While kits vary in design, they fall into three categories based on use (or replacement) of existing optical distribution systems, e.g., lens, diffuser, or louver.
1. Those that work with existing optics utilize strips of LEDs mounted on aluminum extrusions attached to the body of a fixture. (See Figure 1 below.) A tubular diffuser slips into slots in the extrusion, producing what (to the unsophisticated eye) may look like a tubular fluorescent lamp.
2. Others replace existing optics with new distribution that may widen beam spread and make an old fixture look new. (See Figure 2 below.)
3. An almost revolutionary version looks like a thick (roughly 1⁄2 inch) acrylic diffuser, which also contains the LEDs, their driver, and a quick connector. In troffers, it replaces the existing lens, diffuser, or louver, while allowing the existing lamps and ballast to remain in the fixture. Doing so avoids labor to remove them and disposal cost, while allowing reversion to the original condition if the LED unit fails.
(Figure 1. LED retrofit kits that work with existing optics utilize strips of LEDs mounted on aluminum extrusions attached to the body of a fixture. A tubular diffuser slips into slots in the extrusion. Figure 2. Some LED retrofit kits replace existing optics with new distribution that may widen beam spread and make an old fixture look new. Note infrared motion and light sensors at the left end of the unit.)
All are available with built-in dimming drivers, and versions of the first two may include occupancy sensors. In Figure 2, note the infrared motion and light sensors at the end of the unit. Compatibility with existing or proposed dimmers should be field tested before bulk purchasing. In all cases, verify that beam angle is acceptable via a test in a typical room, and that weight and stability will not compromise the existing fixture’s mounting.
Depending on the wording of local energy codes, retrofit kits may not (like new fixtures) trigger requirements for installation of bi-level or occupancy controls, but utility rebate rules may reward them almost as much. Sharp facility managers may find opportunities by closely reading the wording of both.

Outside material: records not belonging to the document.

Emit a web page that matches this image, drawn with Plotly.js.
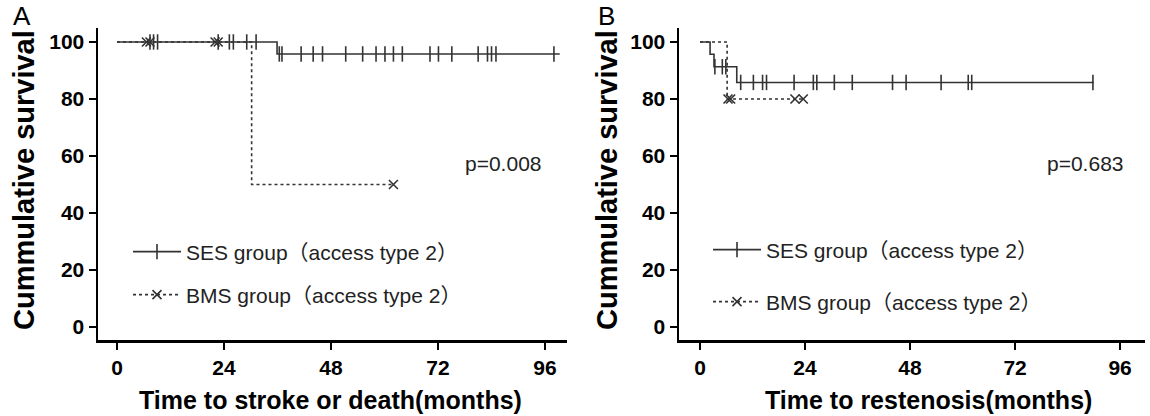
<!DOCTYPE html>
<html>
<head>
<meta charset="utf-8">
<script src="https://cdn.plot.ly/plotly-3.0.1.min.js"></script>
<style>html,body{margin:0;padding:0;background:#fff;}#chart{width:1150px;height:416px;}</style>
</head>
<body>
<div id="chart"></div>
<script>
// ---------- Data ----------
// Panel A: Time to stroke or death (months)
const A_SES_time = [0, 35.9, 99.3];
const A_SES_surv = [100, 95.8, 95.8];
const A_SES_censor_time = [7.4, 8.2, 9.1, 22.7, 25.2, 26.1, 29.1, 31.2,
  36.4, 37.0, 41.3, 44.0, 46.1, 51.3, 55.1, 58.1, 60.1, 62.0, 64.0, 70.2, 72.1, 75.1, 81.0, 83.1, 84.0, 85.0, 98.0];
const A_SES_censor_surv = [100, 100, 100, 100, 100, 100, 100, 100,
  95.8, 95.8, 95.8, 95.8, 95.8, 95.8, 95.8, 95.8, 95.8, 95.8, 95.8, 95.8, 95.8, 95.8, 95.8, 95.8, 95.8, 95.8, 95.8];
const A_BMS_time = [0, 30.2, 62.0];
const A_BMS_surv = [100, 50, 50];
const A_BMS_censor_time = [6.6, 7.4, 22.0, 22.7, 62.0];
const A_BMS_censor_surv = [100, 100, 100, 100, 50];

// Panel B: Time to restenosis (months)
const B_SES_time = [0, 2.3, 3.2, 8.4, 90.0];
const B_SES_surv = [100, 95.7, 91.3, 85.8, 85.8];
const B_SES_censor_time = [3.4, 5.1, 5.9, 9.3, 12.2, 14.3, 15.2, 21.5, 25.9, 26.7, 30.7, 34.8, 44.0, 47.1, 55.1, 61.3, 62.1, 89.8];
const B_SES_censor_surv = [91.3, 91.3, 91.3, 85.8, 85.8, 85.8, 85.8, 85.8, 85.8, 85.8, 85.8, 85.8, 85.8, 85.8, 85.8, 85.8, 85.8, 85.8];
const B_BMS_time = [0, 6.2, 23.6];
const B_BMS_surv = [100, 80, 80];
const B_BMS_censor_time = [6.4, 7.0, 21.7, 23.6];
const B_BMS_censor_surv = [80, 80, 80, 80];

const xTicks = [0, 24, 48, 72, 96];
const yTicks = [0, 20, 40, 60, 80, 100];
const sesName = 'SES group（access type 2）';
const bmsName = 'BMS group（access type 2）';
const pA = 'p=0.008';
const pB = 'p=0.683';

// ---------- Styling ----------
const W = 1150, H = 416;
const FONT = 'Arial, "Liberation Sans", "Noto Sans CJK SC", sans-serif';
const curveColor = '#333333';
const px = v => v / W;
const py = v => 1 - v / H;

function curve(x, y, xa, ya, dash) {
  return {x, y, xaxis: xa, yaxis: ya, type: 'scatter', mode: 'lines',
    line: {shape: 'hv', color: curveColor, width: 1.6, dash: dash},
    showlegend: false, hoverinfo: 'skip'};
}
function censors(x, y, xa, ya, sym, size) {
  return {x, y, xaxis: xa, yaxis: ya, type: 'scatter', mode: 'markers',
    marker: {symbol: sym, size: size, color: curveColor, line: {color: curveColor, width: 1.6}},
    showlegend: false, hoverinfo: 'skip'};
}
function legendItem(name, legendId, dash, sym, size, xa, ya) {
  return {x: [null], y: [null], xaxis: xa, yaxis: ya, type: 'scatter', mode: 'lines+markers', name: name,
    legend: legendId,
    line: {color: curveColor, width: 1.6, dash: dash},
    marker: {symbol: sym, size: size, color: curveColor, line: {color: curveColor, width: 1.6}}};
}

const data = [
  curve(A_SES_time, A_SES_surv, 'x', 'y', 'solid'),
  curve(A_BMS_time, A_BMS_surv, 'x', 'y', 'dot'),
  censors(A_SES_censor_time, A_SES_censor_surv, 'x', 'y', 'line-ns-open', 11),
  censors(A_BMS_censor_time, A_BMS_censor_surv, 'x', 'y', 'x-thin-open', 9),
  legendItem(sesName, 'legend', 'solid', 'line-ns-open', 11, 'x', 'y'),
  legendItem(bmsName, 'legend2', 'dot', 'x-thin-open', 9, 'x', 'y'),
  curve(B_SES_time, B_SES_surv, 'x2', 'y2', 'solid'),
  curve(B_BMS_time, B_BMS_surv, 'x2', 'y2', 'dot'),
  censors(B_SES_censor_time, B_SES_censor_surv, 'x2', 'y2', 'line-ns-open', 11),
  censors(B_BMS_censor_time, B_BMS_censor_surv, 'x2', 'y2', 'x-thin-open', 9),
  legendItem(sesName, 'legend3', 'solid', 'line-ns-open', 11, 'x2', 'y2'),
  legendItem(bmsName, 'legend4', 'dot', 'x-thin-open', 9, 'x2', 'y2')
];

const tickFont = {family: FONT, size: 21, color: '#000', weight: 'bold'};
function xAxis(domain, range) {
  return {domain, range, tickvals: xTicks, ticktext: xTicks.map(String), ticks: 'outside', ticklen: 7, tickwidth: 2.5,
    tickcolor: '#000', showline: true, linecolor: '#000', linewidth: 2.5, showgrid: false, zeroline: false,
    tickfont: tickFont, fixedrange: true};
}
function yAxis(domain, range, anchor) {
  return {domain, range, anchor, tickvals: yTicks, ticktext: yTicks.map(String), ticks: 'outside', ticklen: 7, tickwidth: 2.5,
    tickcolor: '#000', showline: true, linecolor: '#000', linewidth: 2.5, showgrid: false, zeroline: false,
    tickfont: tickFont, fixedrange: true};
}
const yDom = [1 - 340 / H, 1 - 28 / H];
const yRange = [-4.56, 104.9];

function leg(xLeft, yMid) {
  return {x: px(xLeft), y: py(yMid), xanchor: 'left', yanchor: 'middle', xref: 'paper', yref: 'paper',
    bgcolor: 'rgba(0,0,0,0)', borderwidth: 0, itemwidth: 48,
    font: {family: FONT, size: 21, color: '#222'}};
}

function ann(text, x, y, opts) {
  return Object.assign({text, x: px(x), y: py(y), xref: 'paper', yref: 'paper', showarrow: false,
    xanchor: 'center', yanchor: 'middle', font: {family: FONT, size: 21, color: '#222'}}, opts || {});
}
const titleFontX = {family: FONT, size: 25, color: '#000', weight: 'bold'};
const titleFontY = {family: FONT, size: 29, color: '#000', weight: 'bold'};
const panelFont = {family: FONT, size: 26, color: '#000'};

const layout = {
  width: W, height: H,
  margin: {l: 0, r: 0, t: 0, b: 0},
  paper_bgcolor: '#fff', plot_bgcolor: '#fff',
  font: {family: FONT},
  xaxis: xAxis([98 / W, 567 / W], [-4.26, 100.93]),
  yaxis: yAxis(yDom, yRange, 'x'),
  xaxis2: xAxis([679 / W, 1145 / W], [-4.8, 101.7]),
  yaxis2: yAxis(yDom, yRange, 'x2'),
  legend: leg(128, 252),
  legend2: leg(128, 295),
  legend3: leg(708, 250),
  legend4: leg(708, 302),
  annotations: [
    ann('A', 22, 16, {font: panelFont}),
    ann('B', 606, 16, {font: panelFont}),
    ann('Cummulative survival', 24, 180, {textangle: -90, font: titleFontY}),
    ann('Cummulative survival', 607, 180, {textangle: -90, font: titleFontY}),
    ann('Time to stroke or death(months)', 330, 400, {font: titleFontX}),
    ann('Time to restenosis(months)', 928, 400, {font: titleFontX}),
    ann(pA, 463, 163, {xanchor: 'left'}),
    ann(pB, 1045, 163, {xanchor: 'left'})
  ]
};

Plotly.newPlot('chart', data, layout, {staticPlot: true, displayModeBar: false});
</script>
</body>
</html>
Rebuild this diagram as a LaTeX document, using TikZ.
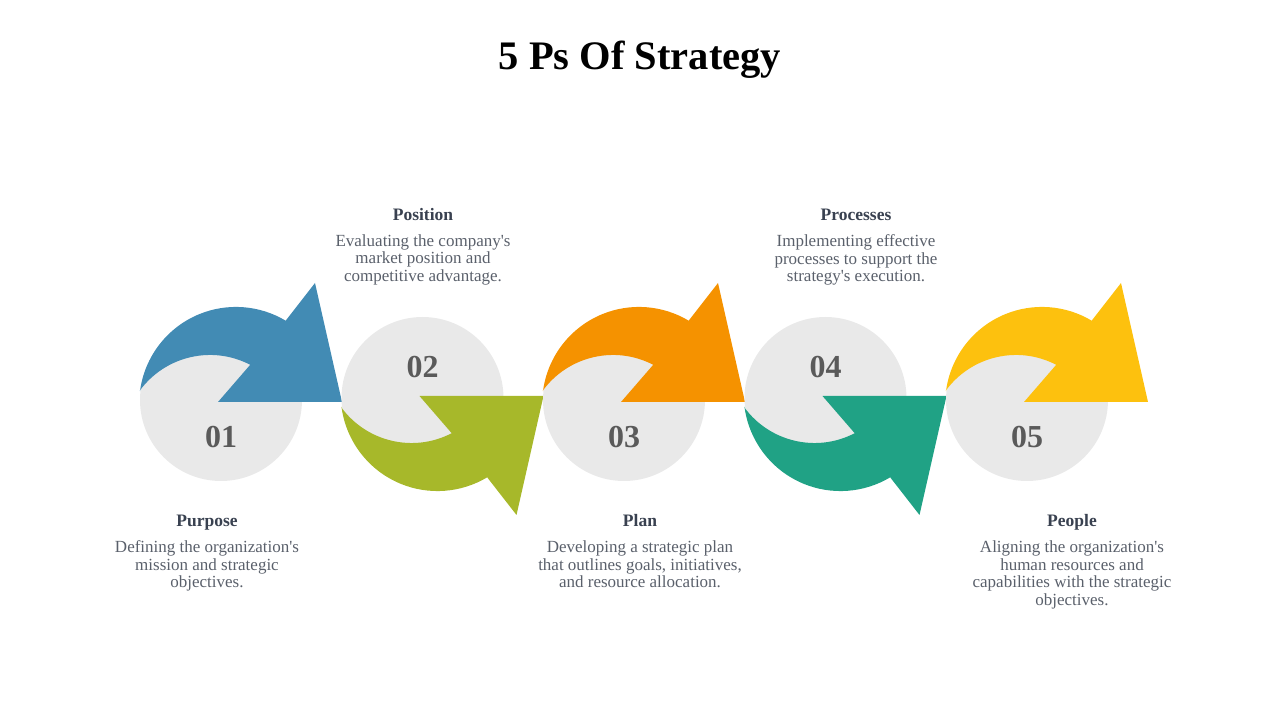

Many kit manufacturers claim their units can be installed in five minutes or less. Some involve multiple parts while others are pre-assembled units. Not all will fit into every type of existing fixture, though many are designed to fit those already mounted in standard hung ceiling T-bars. Familiarize technicians with the installation procedure of a proposed kit in a sample fixture while it’s on a work bench, before trying to do so from a ladder. Time how long a sample takes to install, and note any issues or modifications needed to make a kit work. If installation looks problematic, move on to another brand.